> [CHALLENGE]
From the listing below, pull out the lines that hold "this".

> [DATA SHOWN]

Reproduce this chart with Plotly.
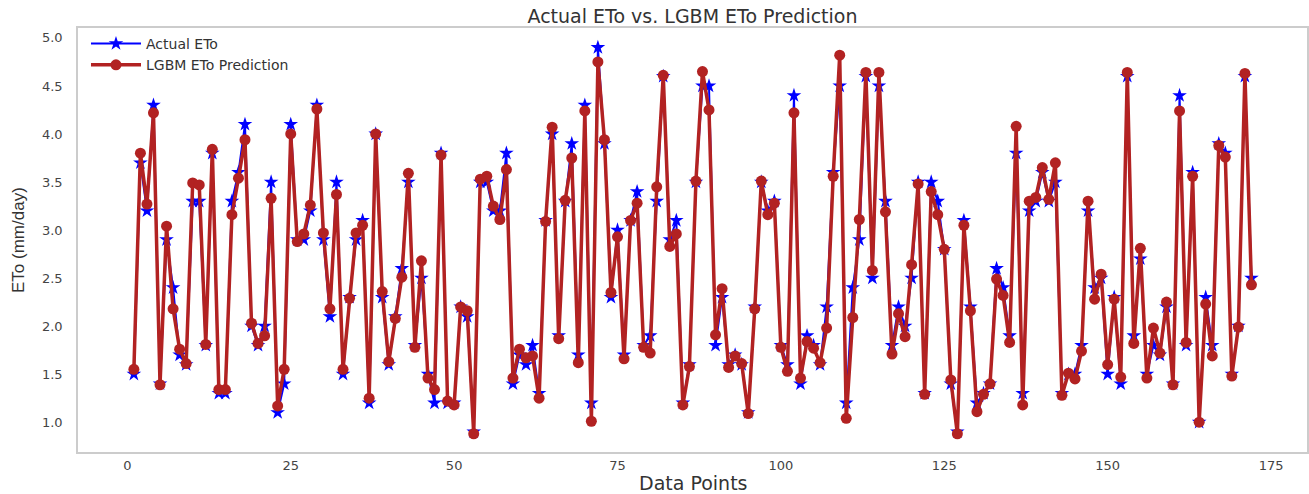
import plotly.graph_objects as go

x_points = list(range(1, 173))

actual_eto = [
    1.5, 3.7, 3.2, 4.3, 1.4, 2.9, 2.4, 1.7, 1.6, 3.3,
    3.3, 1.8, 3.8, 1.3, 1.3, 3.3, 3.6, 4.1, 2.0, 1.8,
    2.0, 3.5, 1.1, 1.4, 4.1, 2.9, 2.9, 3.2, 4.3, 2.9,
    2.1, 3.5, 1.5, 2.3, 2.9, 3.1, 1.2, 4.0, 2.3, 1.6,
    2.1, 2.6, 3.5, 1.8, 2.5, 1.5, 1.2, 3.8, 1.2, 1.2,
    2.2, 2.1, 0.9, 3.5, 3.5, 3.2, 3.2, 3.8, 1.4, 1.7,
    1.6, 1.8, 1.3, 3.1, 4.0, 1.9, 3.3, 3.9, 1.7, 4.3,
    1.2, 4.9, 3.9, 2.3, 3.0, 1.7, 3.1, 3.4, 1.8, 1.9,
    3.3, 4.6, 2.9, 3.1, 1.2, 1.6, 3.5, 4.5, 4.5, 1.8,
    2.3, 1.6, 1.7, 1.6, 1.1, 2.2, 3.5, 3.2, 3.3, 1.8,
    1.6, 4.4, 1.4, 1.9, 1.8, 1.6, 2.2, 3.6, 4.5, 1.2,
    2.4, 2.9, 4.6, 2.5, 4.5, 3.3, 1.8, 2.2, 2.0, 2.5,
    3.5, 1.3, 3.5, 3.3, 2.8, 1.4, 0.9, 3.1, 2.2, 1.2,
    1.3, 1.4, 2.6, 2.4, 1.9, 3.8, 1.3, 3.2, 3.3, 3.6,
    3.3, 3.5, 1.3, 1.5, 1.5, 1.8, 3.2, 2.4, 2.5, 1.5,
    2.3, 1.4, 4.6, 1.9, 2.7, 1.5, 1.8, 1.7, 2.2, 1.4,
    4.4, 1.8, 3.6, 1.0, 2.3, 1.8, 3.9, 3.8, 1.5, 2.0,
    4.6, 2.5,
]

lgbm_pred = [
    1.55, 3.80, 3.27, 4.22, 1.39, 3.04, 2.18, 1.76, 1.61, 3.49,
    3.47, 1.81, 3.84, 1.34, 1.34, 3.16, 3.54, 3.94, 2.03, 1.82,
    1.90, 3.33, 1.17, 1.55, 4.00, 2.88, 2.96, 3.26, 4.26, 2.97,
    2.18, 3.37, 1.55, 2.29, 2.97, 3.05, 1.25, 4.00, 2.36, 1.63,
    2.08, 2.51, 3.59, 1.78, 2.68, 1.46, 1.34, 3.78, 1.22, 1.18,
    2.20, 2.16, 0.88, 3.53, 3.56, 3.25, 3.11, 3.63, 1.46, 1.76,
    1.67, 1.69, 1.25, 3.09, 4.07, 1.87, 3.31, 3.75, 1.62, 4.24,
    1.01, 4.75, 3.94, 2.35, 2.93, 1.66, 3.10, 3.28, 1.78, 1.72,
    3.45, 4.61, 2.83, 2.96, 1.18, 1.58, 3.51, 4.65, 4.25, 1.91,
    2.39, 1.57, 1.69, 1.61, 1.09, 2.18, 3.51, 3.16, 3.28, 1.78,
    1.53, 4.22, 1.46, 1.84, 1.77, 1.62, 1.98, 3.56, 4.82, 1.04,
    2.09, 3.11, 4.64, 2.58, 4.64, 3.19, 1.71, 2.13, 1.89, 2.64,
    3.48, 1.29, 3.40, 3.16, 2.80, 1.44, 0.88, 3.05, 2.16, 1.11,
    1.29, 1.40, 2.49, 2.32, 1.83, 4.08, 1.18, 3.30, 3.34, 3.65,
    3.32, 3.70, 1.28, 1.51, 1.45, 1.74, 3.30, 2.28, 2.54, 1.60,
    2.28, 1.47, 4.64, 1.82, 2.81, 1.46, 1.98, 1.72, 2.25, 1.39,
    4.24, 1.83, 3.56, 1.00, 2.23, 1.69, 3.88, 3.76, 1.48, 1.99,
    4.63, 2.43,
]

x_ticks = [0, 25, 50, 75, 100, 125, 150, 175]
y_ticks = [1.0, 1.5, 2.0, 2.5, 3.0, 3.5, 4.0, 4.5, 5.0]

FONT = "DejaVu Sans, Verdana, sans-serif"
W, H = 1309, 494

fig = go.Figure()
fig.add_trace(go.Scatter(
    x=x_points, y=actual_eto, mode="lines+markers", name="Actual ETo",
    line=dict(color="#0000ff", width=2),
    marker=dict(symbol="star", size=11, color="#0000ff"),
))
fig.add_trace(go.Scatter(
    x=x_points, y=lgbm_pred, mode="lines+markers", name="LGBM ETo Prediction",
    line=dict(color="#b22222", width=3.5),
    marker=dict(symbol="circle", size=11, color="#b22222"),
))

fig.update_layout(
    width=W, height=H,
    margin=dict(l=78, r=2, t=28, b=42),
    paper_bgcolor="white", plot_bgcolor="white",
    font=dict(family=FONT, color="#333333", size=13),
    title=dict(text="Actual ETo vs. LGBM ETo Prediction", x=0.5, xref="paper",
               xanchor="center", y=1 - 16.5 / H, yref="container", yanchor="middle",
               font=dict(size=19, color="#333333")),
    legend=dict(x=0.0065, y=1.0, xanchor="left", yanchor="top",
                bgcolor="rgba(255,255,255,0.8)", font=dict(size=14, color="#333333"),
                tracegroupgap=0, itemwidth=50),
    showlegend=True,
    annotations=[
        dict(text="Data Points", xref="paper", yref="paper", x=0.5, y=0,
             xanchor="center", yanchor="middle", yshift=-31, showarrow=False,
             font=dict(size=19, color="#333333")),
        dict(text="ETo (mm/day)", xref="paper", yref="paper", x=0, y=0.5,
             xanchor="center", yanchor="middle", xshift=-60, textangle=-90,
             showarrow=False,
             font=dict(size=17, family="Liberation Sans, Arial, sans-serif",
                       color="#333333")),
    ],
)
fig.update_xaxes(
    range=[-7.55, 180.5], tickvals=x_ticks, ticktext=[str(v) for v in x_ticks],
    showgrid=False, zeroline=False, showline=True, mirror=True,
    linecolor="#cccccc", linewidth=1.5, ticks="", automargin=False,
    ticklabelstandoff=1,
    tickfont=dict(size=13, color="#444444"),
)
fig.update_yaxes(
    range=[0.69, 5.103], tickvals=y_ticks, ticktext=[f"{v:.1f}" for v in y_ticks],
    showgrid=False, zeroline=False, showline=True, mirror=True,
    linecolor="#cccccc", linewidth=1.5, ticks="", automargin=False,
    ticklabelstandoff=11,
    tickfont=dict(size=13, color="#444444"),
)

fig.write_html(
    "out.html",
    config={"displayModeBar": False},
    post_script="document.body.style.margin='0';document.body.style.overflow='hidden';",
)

* * *

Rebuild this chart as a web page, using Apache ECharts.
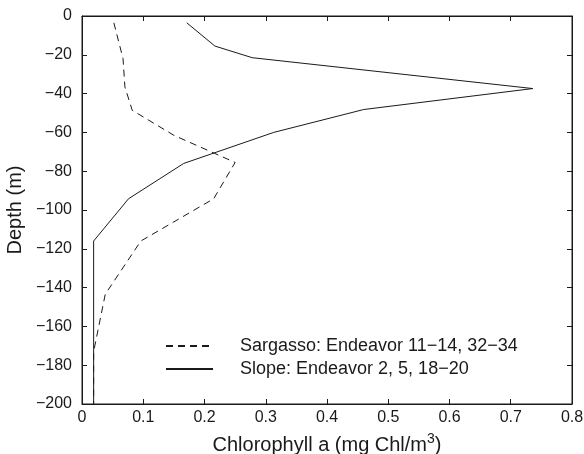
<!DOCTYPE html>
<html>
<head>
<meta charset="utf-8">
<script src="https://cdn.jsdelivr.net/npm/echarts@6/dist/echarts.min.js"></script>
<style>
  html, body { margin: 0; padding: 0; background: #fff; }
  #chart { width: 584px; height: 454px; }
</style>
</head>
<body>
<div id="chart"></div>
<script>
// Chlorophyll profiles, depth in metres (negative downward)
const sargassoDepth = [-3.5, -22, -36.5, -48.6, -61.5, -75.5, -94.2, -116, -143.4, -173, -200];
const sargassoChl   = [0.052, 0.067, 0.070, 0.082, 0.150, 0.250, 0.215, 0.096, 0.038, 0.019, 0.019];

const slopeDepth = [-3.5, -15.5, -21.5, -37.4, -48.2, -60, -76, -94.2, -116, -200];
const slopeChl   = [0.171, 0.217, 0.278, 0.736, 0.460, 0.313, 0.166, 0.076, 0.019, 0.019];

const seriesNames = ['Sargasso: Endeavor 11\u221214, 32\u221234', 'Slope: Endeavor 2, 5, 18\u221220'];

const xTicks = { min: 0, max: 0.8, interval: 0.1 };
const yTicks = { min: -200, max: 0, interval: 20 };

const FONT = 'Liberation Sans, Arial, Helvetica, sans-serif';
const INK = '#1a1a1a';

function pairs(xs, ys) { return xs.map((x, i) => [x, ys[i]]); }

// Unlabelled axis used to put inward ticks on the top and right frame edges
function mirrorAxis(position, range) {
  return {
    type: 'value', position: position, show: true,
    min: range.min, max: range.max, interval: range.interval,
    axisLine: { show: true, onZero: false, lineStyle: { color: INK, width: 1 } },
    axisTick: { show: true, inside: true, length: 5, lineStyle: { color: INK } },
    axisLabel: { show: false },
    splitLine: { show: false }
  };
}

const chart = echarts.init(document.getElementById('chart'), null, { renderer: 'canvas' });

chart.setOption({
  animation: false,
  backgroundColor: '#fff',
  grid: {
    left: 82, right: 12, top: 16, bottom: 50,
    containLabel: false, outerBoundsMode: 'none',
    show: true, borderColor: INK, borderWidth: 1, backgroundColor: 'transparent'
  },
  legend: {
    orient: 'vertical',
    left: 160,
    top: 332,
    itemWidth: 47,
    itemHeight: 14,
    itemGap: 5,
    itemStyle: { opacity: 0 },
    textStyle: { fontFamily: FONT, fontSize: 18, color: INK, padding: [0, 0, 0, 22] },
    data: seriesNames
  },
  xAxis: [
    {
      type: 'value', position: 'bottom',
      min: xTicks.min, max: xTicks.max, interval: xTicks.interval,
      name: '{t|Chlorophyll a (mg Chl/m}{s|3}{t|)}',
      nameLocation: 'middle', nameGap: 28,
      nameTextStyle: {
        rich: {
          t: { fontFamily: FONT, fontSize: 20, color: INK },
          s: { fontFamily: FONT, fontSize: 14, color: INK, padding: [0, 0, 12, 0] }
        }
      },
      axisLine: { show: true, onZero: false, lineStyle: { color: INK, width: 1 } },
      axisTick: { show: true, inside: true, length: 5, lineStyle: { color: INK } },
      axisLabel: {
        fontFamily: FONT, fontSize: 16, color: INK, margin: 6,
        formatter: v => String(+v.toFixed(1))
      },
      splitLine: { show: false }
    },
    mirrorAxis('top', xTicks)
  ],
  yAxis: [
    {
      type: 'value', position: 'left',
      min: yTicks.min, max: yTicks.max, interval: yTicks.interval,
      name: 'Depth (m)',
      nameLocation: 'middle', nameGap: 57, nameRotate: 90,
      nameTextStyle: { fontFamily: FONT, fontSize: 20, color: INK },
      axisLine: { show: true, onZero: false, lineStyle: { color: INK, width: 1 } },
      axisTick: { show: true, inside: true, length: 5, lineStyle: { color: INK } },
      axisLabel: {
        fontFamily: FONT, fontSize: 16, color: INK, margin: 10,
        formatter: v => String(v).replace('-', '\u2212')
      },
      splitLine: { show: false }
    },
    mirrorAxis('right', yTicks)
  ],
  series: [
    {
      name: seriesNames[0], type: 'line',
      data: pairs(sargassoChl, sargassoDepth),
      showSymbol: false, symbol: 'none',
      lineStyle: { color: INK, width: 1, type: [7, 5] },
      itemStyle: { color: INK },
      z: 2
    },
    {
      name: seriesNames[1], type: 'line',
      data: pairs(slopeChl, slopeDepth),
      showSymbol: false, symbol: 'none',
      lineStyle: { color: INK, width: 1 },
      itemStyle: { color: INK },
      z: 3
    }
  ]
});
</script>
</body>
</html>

> [EXPECTED ANSWER]
Reproduce this chart with Plotly.
Rebuild this chart as a web page, using Apache ECharts.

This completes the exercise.